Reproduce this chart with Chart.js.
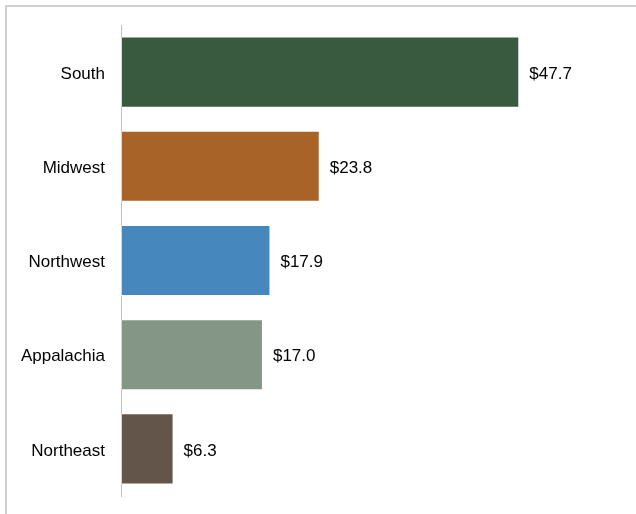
<!DOCTYPE html>
<html>
<head>
<meta charset="utf-8">
<script src="https://cdn.jsdelivr.net/npm/chart.js@4/dist/chart.umd.min.js"></script>
<style>
  html, body { margin: 0; padding: 0; background: #fff; overflow: hidden; }
  #wrap { position: relative; width: 636px; height: 514px; overflow: hidden; }
  #frame { position: absolute; left: 5px; top: 5px; right: -10px; bottom: -10px;
           border-top: 2px solid #cfcfcf; border-left: 2px solid #cfcfcf; }
  canvas { position: absolute; left: 0; top: 0; }
</style>
</head>
<body>
<div id="wrap">
  <div id="frame"></div>
  <canvas id="chart-area" width="636" height="514"></canvas>
</div>
<script>
// regions and spending ($ millions)
var regions = ['South', 'Midwest', 'Northwest', 'Appalachia', 'Northeast'];
var amounts = [47.7, 23.8, 17.9, 17.0, 6.3];
var bar_colors = ['#3a5a40', '#a86428', '#4688bd', '#849685', '#64554b'];

// writes "$xx.x" just past the end of each bar
var valueLabels = {
  id: 'valueLabels',
  afterDatasetsDraw: function(chart){
    var ctx = chart.ctx;
    var meta = chart.getDatasetMeta(0);
    ctx.save();
    ctx.font = '17px "Liberation Sans", Arial, sans-serif';
    ctx.fillStyle = '#000';
    ctx.textAlign = 'left';
    ctx.textBaseline = 'middle';
    meta.data.forEach(function(bar, i){
      ctx.fillText('$' + amounts[i].toFixed(1), bar.x + 10, bar.y + 2);
    });
    ctx.restore();
  }
};

var config = {
  type: 'bar',
  data: {
    labels: regions,
    datasets: [{
      data: amounts,
      backgroundColor: bar_colors,
      borderColor: 'rgba(255,255,255,0.35)',
      borderWidth: 1,
      borderSkipped: false,
      categoryPercentage: 1.0,
      barPercentage: 0.755
    }]
  },
  options: {
    indexAxis: 'y',
    responsive: false,
    animation: false,
    layout: { padding: { left: 0, top: 25, right: 14, bottom: 18 } },
    plugins: {
      legend: { display: false },
      tooltip: { enabled: false }
    },
    scales: {
      x: {
        display: false,
        min: 0,
        max: 60
      },
      y: {
        // fixed label column; tick padding shouldn't push the plot in vertically
        afterFit: function(scale){
          scale.width = 121;
          scale.paddingTop = 0;
          scale.paddingBottom = 0;
        },
        grid: { display: false, drawTicks: false },
        border: { display: true, color: '#c0c0c0', width: 1 },
        ticks: {
          padding: 16,
          labelOffset: 2,
          color: '#000',
          font: { family: '"Liberation Sans", Arial, sans-serif', size: 17 }
        }
      }
    }
  },
  plugins: [valueLabels]
};

var ctx = document.getElementById('chart-area').getContext('2d');
var chart = new Chart(ctx, config);
</script>
</body>
</html>
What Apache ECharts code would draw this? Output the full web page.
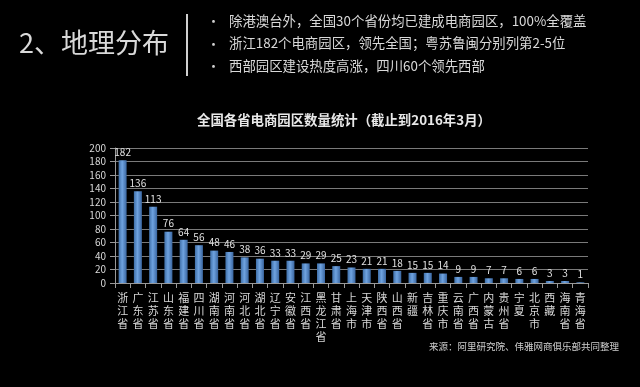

## The request
Look over the listing. Pull out every line with the string "this" in it.

## The output
Reproduce this chart with Chart.js.
What Apache ECharts code would draw this? Output the full web page.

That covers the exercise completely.